Fasulyeyi pişirip kavanozlayarak, kurutarak ve dondurarak hazırladıklarını ve sattıklarını belirten Ayın, şöyle konuştu:
“Hepsinin lezzeti de ayrı ayrı çok güzeldir. Kooperatifimizde de bunları işlemek, misafirlerimize sunmaktan mutluluk duyuyoruz. Çongara fasulyesini biz pazarlarda görüyoruz, zamanı gelmeden, aslında hakları olmadan tabelalara ‘Çongara fasulyesi’ diye yazarlar. Halbuki burada daha ekim aşamasındadır.

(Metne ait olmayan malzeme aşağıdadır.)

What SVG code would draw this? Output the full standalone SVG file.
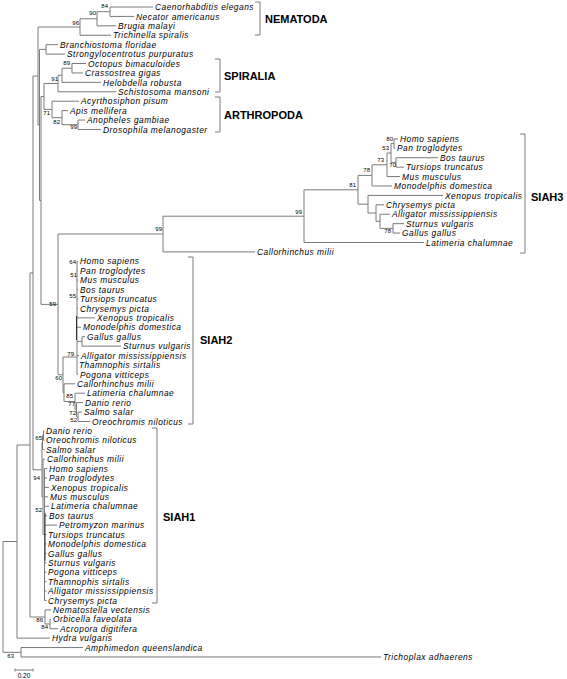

Biz bu değerimize sahip çıkmak için kadın kooperatifimiz ve Tarım İl Müdürlüğümüz ile coğrafi işaretini almak için, en azından bize ait olduğunu, adını kendimiz taşımak istediğimiz için çalışmalarımızı başlattık.”
Ayın, fasulyenin lezzetinin çok beğenildiğini, kooperatif ürünlerinin de talep gördüğünü dile getirerek, “Bununla ilgili gelen misafirlerimiz, yurt dışından hatta Avusturya’dan kışın, ‘Biz bu fasulyeyi biliyoruz, Türkiye’de yemiştik, bize bu fasulyeden gönderir misiniz? Biz bu fasulyeden istiyoruz.’ diyenlere ulaştırma imkanımız oldu. Bu da insanı çok mutlu ediyor, en azından bu değerimizi bilenlerin olması. Biz bunu daha fazla tanıtmak istiyoruz. Türkiye’de hatta Türkiye’nin dışına da bu fasulyemizin varlığını, en azından buraya özgü olduğunu tanıtmak istiyoruz.” ifadelerini kullandı.